## EXERCISE DIRECTIONS
Retype exactly the lines from the first one through the line with "minimum width=340, minimum", including both ends; skip any pictures.

## COLLECTED MATERIAL
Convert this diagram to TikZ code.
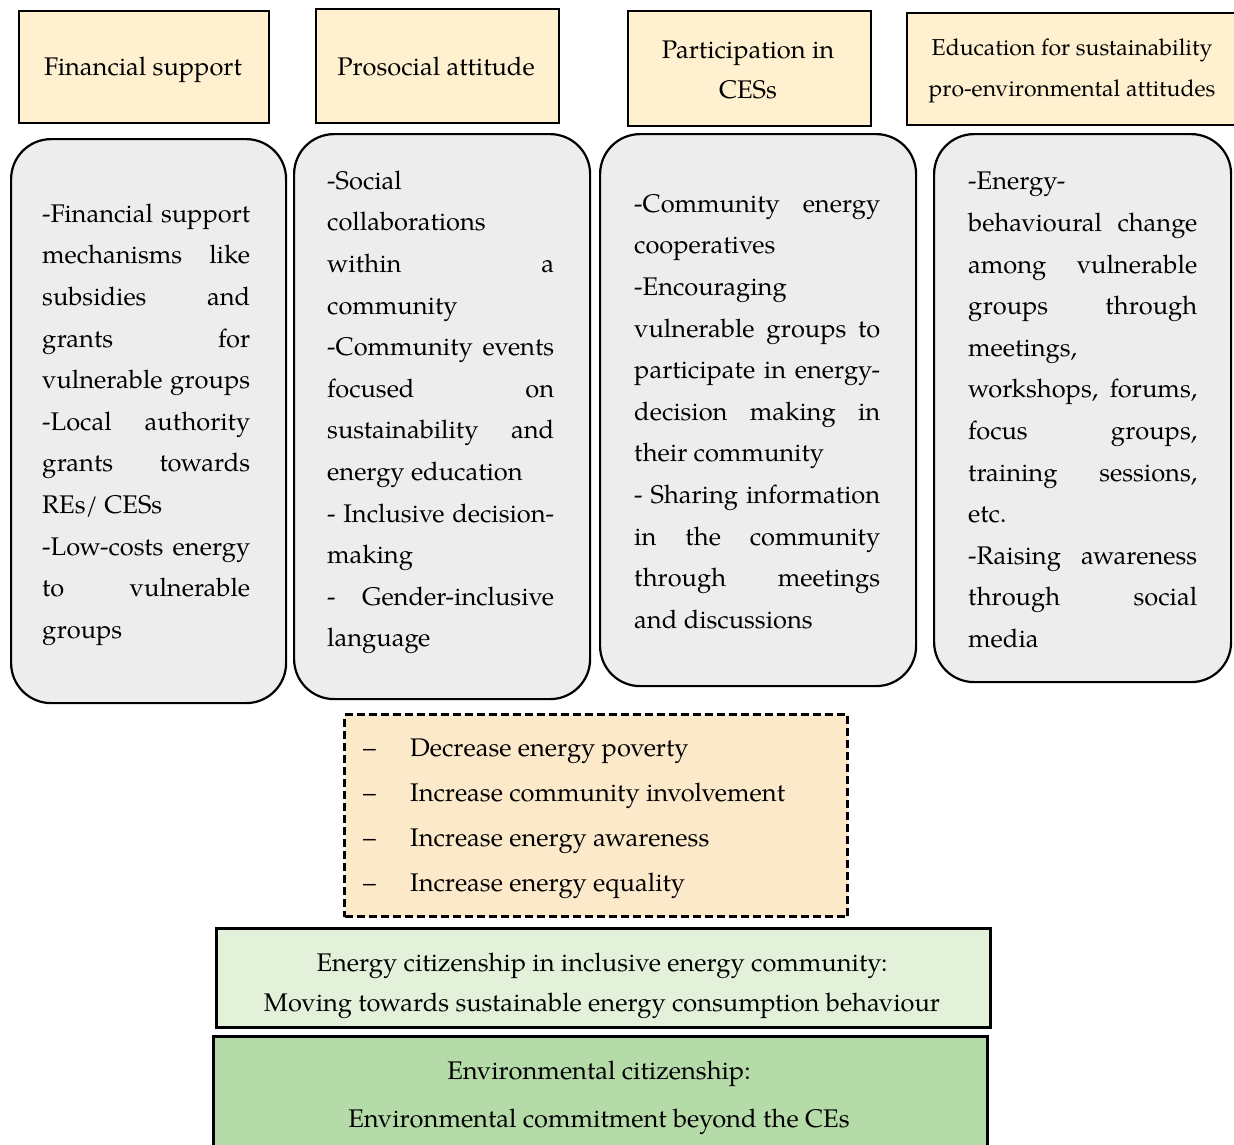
\documentclass[tikz,border=0pt]{standalone}
\usepackage{fontspec}
\setmainfont{TeX Gyre Pagella}
\definecolor{topfill}{HTML}{FFF0CF}
\definecolor{goalfill}{HTML}{FCE9CA}
\definecolor{grayfill}{HTML}{EDEDED}
\definecolor{greenA}{HTML}{E3F1DA}
\definecolor{greenB}{HTML}{B5DBA8}
\newcommand{\jline}[2]{\makebox[#1pt][s]{#2}}
\begin{document}
\begin{tikzpicture}[x=1pt,y=-1pt,
  topbox/.style={draw=black, line width=2.4pt, fill=topfill, anchor=north west, inner sep=0pt},
  graybox/.style={draw=black, line width=2.2pt, fill=grayfill, rounded corners=40pt, anchor=north west, inner sep=0pt},
  goalbox/.style={draw=black, line width=3pt, dash pattern=on 8pt off 4pt, fill=goalfill, anchor=north west, inner sep=0pt},
  greenbox/.style={draw=black, line width=2.8pt, anchor=north west, inner sep=0pt},
  body/.style={anchor=north west, inner sep=0pt, align=left, font=\fontsize{25.5}{41.6}\selectfont},
  ctext/.style={anchor=north, inner sep=0pt, align=center}
]
\useasboundingbox (0,0) rectangle (1234,1144);
\fill[white] (0,0) rectangle (1234,1144);

% header boxes
\node[topbox, minimum width=250, minimum height=112] (h1) at (18,10) {};
\node[topbox, minimum width=243, minimum height=114] (h2) at (315,8) {};
\node[topbox, minimum width=243, minimum height=115] (h3) at (627,10) {};
\node[topbox, minimum width=340, minimum height=112] (h4) at (906,12) {};

\node[ctext, font=\fontsize{25.5}{40}\selectfont] (t1) at (143,47) {\strut Financial support};
\node[ctext, font=\fontsize{25.5}{40}\selectfont] (t2) at (436,47) {\strut Prosocial attitude};
\node[ctext, font=\fontsize{25.5}{40}\selectfont] (t3) at (748,30) {\strut Participation in\\CESs};
\node[ctext, font=\fontsize{23}{41}\selectfont] (t4) at (1072,27) {\strut Education for sustainability\\pro-environmental attitudes};

% grey boxes
\node[graybox, minimum width=275, minimum height=564] (g1) at (10,138) {};
\node[graybox, minimum width=296, minimum height=565] (g2) at (293,133) {};
\node[graybox, minimum width=316, minimum height=552] (g3) at (599,133) {};
\node[graybox, minimum width=297, minimum height=548] (g4) at (933,133) {};

\node[body] (b1) at (42,193) {\strut\jline{208}{-Financial support}\\
\jline{208}{mechanisms like}\\
\jline{208}{subsidies and}\\
\jline{208}{grants for}\\
\jline{208}{vulnerable groups}\\
\jline{208}{-Local authority}\\
\jline{208}{grants towards}\\
REs/ CESs\\
\jline{208}{-Low-costs energy}\\
\jline{208}{to vulnerable}\\
groups};

\node[body] (b2) at (327,160) {\strut -Social\\
collaborations\\
\jline{227}{within a}\\
community\\
\jline{227}{-Community events}\\
\jline{227}{focused on}\\
\jline{227}{sustainability and}\\
energy education\\
\jline{227}{- Inclusive decision-}\\
making\\
\jline{227}{- Gender-inclusive}\\
language};

\node[body] (b3) at (634,183) {\strut\jline{246}{-Community energy}\\
cooperatives\\
-Encouraging\\
\jline{246}{vulnerable groups to}\\
\jline{246}{participate in energy-}\\
\jline{246}{decision making in}\\
their community\\
\jline{246}{- Sharing information}\\
\jline{246}{in the community}\\
\jline{246}{through meetings}\\
and discussions};

\node[body] (b4) at (968,160.5) {\strut -Energy-\\
\jline{229}{behavioural change}\\
\jline{229}{among vulnerable}\\
\jline{229}{groups through}\\
meetings,\\
\jline{229}{workshops, forums,}\\
\jline{229}{focus groups,}\\
\jline{229}{training sessions,}\\
etc.\\
\jline{229}{-Raising awareness}\\
\jline{229}{through social}\\
media};

% outcomes box
\node[goalbox, minimum width=503, minimum height=202] (goals) at (343,713) {};
\node[anchor=north west, inner sep=0pt, align=left, font=\fontsize{25.5}{45}\selectfont] (gl) at (363,724.5)
{\strut\makebox[47pt][l]{–}Decrease energy poverty\\
\makebox[47pt][l]{–}Increase community involvement\\
\makebox[47pt][l]{–}Increase energy awareness\\
\makebox[47pt][l]{–}Increase energy equality};

% green boxes
\node[greenbox, fill=greenA, minimum width=774, minimum height=99] (e1) at (215,927) {};
\node[ctext, font=\fontsize{25.5}{40}\selectfont] (e1t) at (602,943) {\strut Energy citizenship in inclusive energy community:\\Moving towards sustainable energy consumption behaviour};
\node[greenbox, fill=greenB, minimum width=774, minimum height=130] (e2) at (212,1035) {};
\node[ctext, font=\fontsize{25.5}{48}\selectfont] (e2t) at (599,1046) {\strut Environmental citizenship:\\Environmental commitment beyond the CEs};
\end{tikzpicture}
\end{document}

## TASK RESULT
Convert this diagram to TikZ code.
\documentclass[tikz,border=0pt]{standalone}
\usepackage{fontspec}
\setmainfont{TeX Gyre Pagella}
\definecolor{topfill}{HTML}{FFF0CF}
\definecolor{goalfill}{HTML}{FCE9CA}
\definecolor{grayfill}{HTML}{EDEDED}
\definecolor{greenA}{HTML}{E3F1DA}
\definecolor{greenB}{HTML}{B5DBA8}
\newcommand{\jline}[2]{\makebox[#1pt][s]{#2}}
\begin{document}
\begin{tikzpicture}[x=1pt,y=-1pt,
  topbox/.style={draw=black, line width=2.4pt, fill=topfill, anchor=north west, inner sep=0pt},
  graybox/.style={draw=black, line width=2.2pt, fill=grayfill, rounded corners=40pt, anchor=north west, inner sep=0pt},
  goalbox/.style={draw=black, line width=3pt, dash pattern=on 8pt off 4pt, fill=goalfill, anchor=north west, inner sep=0pt},
  greenbox/.style={draw=black, line width=2.8pt, anchor=north west, inner sep=0pt},
  body/.style={anchor=north west, inner sep=0pt, align=left, font=\fontsize{25.5}{41.6}\selectfont},
  ctext/.style={anchor=north, inner sep=0pt, align=center}
]
\useasboundingbox (0,0) rectangle (1234,1144);
\fill[white] (0,0) rectangle (1234,1144);

% header boxes
\node[topbox, minimum width=250, minimum height=112] (h1) at (18,10) {};
\node[topbox, minimum width=243, minimum height=114] (h2) at (315,8) {};
\node[topbox, minimum width=243, minimum height=115] (h3) at (627,10) {};
\node[topbox, minimum width=340, minimum height=112] (h4) at (906,12) {};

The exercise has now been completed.